* Exercise prompt *
Only lines with the string "that" matter here; gather them from the material below.

* Data for this exercise *
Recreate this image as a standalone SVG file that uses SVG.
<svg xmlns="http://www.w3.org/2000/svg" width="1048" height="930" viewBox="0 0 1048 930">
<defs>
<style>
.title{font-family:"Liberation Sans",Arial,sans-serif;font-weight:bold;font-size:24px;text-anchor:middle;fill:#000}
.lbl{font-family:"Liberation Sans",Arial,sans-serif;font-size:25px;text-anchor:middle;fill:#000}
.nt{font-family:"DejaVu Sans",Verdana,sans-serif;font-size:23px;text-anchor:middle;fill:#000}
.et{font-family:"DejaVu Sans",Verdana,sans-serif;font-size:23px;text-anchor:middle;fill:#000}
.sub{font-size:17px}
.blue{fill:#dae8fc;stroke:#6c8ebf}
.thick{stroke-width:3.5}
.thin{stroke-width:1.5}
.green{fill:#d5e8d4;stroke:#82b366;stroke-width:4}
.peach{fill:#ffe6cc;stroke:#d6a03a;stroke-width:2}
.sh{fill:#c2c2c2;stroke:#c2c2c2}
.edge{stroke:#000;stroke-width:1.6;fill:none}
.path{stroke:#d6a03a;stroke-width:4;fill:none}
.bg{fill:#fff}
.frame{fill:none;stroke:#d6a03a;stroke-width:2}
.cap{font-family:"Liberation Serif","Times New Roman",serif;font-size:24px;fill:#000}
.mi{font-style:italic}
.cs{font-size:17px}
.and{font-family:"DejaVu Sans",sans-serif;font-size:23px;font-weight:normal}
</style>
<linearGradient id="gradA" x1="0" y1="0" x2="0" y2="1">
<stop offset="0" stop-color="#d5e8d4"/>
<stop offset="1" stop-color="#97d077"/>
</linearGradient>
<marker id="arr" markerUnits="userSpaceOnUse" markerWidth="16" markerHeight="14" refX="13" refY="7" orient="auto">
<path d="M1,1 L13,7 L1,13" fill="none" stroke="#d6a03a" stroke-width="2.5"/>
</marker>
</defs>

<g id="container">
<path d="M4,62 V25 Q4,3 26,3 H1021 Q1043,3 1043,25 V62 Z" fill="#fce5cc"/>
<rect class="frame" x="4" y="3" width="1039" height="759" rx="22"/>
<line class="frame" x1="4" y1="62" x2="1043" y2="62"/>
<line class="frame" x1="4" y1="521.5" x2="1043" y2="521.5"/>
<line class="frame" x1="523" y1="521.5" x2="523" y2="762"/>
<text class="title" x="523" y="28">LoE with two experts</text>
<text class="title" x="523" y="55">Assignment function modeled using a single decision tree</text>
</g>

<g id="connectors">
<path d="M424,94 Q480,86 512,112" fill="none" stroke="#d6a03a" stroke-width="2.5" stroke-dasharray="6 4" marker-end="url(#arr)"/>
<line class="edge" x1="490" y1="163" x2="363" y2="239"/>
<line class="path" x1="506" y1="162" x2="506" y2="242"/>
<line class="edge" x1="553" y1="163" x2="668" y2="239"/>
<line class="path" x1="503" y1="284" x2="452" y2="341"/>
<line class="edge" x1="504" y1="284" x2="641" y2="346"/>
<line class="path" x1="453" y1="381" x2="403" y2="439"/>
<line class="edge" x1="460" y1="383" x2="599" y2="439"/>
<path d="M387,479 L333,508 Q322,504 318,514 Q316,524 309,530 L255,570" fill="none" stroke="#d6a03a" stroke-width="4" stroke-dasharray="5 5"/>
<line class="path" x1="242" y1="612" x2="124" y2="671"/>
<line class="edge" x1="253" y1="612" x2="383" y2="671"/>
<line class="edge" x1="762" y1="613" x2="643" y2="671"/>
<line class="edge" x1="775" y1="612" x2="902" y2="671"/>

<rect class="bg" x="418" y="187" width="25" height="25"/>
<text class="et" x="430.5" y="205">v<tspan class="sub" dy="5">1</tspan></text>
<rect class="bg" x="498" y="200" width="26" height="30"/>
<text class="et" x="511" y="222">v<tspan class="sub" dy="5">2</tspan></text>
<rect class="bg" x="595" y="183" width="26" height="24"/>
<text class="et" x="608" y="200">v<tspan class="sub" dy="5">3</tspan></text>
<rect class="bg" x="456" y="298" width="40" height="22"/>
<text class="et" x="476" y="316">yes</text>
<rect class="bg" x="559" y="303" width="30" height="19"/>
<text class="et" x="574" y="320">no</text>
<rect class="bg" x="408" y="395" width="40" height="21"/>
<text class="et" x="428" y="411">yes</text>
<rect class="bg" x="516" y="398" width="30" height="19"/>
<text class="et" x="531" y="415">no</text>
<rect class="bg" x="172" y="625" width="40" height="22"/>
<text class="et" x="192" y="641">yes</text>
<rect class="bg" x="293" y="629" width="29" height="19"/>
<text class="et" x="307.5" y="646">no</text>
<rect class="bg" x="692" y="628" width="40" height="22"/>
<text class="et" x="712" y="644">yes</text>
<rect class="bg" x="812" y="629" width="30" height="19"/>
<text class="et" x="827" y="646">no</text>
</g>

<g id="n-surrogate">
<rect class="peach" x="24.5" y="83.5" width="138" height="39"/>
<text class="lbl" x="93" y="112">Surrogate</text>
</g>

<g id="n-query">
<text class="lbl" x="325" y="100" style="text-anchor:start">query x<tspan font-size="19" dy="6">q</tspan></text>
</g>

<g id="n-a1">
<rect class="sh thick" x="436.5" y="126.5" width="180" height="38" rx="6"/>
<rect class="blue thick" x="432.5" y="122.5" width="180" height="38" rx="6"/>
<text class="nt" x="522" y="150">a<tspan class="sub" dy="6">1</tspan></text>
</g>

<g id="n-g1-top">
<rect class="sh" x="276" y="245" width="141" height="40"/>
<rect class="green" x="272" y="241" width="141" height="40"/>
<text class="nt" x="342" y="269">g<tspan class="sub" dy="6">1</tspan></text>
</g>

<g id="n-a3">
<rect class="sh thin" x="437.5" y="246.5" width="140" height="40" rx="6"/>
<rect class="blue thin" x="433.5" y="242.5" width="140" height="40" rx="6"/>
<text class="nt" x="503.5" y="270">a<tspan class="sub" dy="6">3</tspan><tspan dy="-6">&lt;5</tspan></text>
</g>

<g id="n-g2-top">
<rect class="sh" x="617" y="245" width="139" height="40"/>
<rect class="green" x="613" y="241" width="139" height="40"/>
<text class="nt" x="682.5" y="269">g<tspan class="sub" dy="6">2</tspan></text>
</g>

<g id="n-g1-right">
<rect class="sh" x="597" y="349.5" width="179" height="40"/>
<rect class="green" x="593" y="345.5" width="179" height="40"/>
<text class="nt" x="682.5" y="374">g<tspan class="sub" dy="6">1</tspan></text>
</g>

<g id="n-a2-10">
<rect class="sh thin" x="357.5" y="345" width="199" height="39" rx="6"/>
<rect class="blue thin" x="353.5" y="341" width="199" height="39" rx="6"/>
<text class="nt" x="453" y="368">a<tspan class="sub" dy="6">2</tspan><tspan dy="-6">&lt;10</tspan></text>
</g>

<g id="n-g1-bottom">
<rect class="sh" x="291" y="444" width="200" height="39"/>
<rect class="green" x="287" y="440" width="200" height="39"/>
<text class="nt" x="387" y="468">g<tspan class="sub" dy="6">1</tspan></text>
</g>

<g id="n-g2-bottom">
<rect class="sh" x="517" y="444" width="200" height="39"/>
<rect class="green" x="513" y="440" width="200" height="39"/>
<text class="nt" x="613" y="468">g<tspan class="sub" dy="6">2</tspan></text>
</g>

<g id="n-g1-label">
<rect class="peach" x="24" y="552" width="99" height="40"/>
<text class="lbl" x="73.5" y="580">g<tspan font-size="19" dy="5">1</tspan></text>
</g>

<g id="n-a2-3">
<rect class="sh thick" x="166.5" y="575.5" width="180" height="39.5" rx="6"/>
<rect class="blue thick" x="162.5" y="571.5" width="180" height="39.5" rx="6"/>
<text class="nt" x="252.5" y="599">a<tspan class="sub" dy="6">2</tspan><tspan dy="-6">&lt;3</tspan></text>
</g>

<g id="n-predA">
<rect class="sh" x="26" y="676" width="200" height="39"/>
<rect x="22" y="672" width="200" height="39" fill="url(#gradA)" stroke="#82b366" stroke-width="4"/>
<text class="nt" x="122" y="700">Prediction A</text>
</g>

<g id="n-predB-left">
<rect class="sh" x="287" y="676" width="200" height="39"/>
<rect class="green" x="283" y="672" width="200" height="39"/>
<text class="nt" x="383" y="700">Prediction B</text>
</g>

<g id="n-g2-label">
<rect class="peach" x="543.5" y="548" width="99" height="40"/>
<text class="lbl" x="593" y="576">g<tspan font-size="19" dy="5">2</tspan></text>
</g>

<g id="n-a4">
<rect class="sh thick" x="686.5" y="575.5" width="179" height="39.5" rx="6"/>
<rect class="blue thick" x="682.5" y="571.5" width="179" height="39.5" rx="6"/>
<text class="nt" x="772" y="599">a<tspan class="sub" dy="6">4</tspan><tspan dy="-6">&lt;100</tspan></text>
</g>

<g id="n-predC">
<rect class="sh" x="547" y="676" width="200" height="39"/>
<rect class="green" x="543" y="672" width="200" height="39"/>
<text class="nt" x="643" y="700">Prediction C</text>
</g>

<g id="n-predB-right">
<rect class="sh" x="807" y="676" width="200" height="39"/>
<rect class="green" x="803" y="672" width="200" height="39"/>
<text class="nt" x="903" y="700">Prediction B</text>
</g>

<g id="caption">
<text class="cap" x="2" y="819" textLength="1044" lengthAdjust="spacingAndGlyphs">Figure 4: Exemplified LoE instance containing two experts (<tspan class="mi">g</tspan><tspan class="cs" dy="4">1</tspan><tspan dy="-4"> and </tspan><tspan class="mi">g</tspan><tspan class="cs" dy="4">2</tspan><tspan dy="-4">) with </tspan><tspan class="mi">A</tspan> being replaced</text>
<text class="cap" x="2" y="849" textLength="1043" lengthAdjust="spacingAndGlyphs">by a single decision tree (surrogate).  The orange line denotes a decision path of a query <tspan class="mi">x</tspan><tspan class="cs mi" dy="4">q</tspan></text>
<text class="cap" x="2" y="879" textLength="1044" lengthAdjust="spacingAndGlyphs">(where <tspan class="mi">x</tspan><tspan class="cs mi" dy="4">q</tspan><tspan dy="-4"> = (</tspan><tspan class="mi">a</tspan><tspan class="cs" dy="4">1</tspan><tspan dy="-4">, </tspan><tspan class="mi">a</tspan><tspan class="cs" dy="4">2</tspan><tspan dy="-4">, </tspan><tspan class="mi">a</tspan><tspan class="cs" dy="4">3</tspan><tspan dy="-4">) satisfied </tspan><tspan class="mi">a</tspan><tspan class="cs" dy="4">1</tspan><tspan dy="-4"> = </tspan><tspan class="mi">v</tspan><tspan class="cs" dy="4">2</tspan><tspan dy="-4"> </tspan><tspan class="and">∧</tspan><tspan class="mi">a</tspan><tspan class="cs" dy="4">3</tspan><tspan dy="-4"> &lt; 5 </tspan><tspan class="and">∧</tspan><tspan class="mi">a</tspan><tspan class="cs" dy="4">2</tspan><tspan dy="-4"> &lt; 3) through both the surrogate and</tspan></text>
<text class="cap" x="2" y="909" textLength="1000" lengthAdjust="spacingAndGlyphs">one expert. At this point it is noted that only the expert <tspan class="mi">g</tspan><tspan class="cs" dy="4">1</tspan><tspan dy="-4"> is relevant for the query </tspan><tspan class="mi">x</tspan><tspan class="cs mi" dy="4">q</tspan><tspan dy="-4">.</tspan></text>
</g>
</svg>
==
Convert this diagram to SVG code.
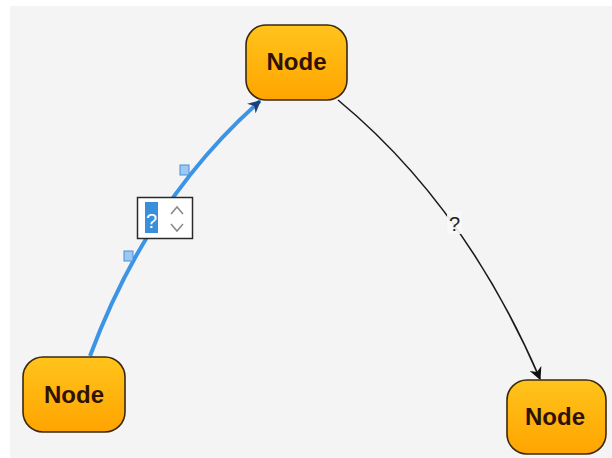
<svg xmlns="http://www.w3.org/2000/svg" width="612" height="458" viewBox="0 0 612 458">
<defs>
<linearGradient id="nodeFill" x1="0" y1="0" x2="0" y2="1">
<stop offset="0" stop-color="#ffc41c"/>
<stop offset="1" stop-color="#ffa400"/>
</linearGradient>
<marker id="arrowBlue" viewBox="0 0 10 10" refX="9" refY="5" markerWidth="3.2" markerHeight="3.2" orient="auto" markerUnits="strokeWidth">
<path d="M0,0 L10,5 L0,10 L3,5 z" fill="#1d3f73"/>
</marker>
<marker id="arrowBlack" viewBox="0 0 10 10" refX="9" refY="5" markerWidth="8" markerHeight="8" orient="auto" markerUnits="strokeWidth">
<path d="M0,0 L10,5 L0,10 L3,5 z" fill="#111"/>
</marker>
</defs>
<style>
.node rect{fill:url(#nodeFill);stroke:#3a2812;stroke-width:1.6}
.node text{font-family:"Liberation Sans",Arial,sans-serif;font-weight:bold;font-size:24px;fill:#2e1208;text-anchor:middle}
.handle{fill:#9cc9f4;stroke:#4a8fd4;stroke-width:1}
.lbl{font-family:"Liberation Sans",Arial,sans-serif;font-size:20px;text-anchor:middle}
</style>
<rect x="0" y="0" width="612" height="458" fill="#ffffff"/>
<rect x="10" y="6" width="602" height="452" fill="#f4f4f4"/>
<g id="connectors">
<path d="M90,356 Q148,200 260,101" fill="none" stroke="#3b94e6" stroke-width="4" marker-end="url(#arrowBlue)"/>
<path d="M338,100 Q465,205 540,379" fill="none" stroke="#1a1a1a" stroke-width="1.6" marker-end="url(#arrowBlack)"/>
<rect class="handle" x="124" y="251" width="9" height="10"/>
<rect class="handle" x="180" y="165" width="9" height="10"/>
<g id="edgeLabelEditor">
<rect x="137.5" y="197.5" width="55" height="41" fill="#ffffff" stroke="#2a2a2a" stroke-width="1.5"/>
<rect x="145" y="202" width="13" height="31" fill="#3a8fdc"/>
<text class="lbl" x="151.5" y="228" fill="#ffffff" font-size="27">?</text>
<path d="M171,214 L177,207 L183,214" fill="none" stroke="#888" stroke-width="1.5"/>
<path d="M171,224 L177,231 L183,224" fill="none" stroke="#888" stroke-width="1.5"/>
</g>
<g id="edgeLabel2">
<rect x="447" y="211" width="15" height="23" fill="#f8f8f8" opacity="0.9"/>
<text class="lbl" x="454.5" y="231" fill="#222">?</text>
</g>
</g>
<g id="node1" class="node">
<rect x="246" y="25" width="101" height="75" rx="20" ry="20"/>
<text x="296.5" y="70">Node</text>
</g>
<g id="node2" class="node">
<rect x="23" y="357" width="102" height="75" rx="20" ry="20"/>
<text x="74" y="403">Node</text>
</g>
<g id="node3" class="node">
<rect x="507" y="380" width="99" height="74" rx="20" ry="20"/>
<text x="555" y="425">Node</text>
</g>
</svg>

* Correct response *
Recreate this image as a standalone SVG file that uses SVG.
<text class="cap" x="2" y="909" textLength="1000" lengthAdjust="spacingAndGlyphs">one expert. At this point it is noted that only the expert <tspan class="mi">g</tspan><tspan class="cs" dy="4">1</tspan><tspan dy="-4"> is relevant for the query </tspan><tspan class="mi">x</tspan><tspan class="cs mi" dy="4">q</tspan><tspan dy="-4">.</tspan></text>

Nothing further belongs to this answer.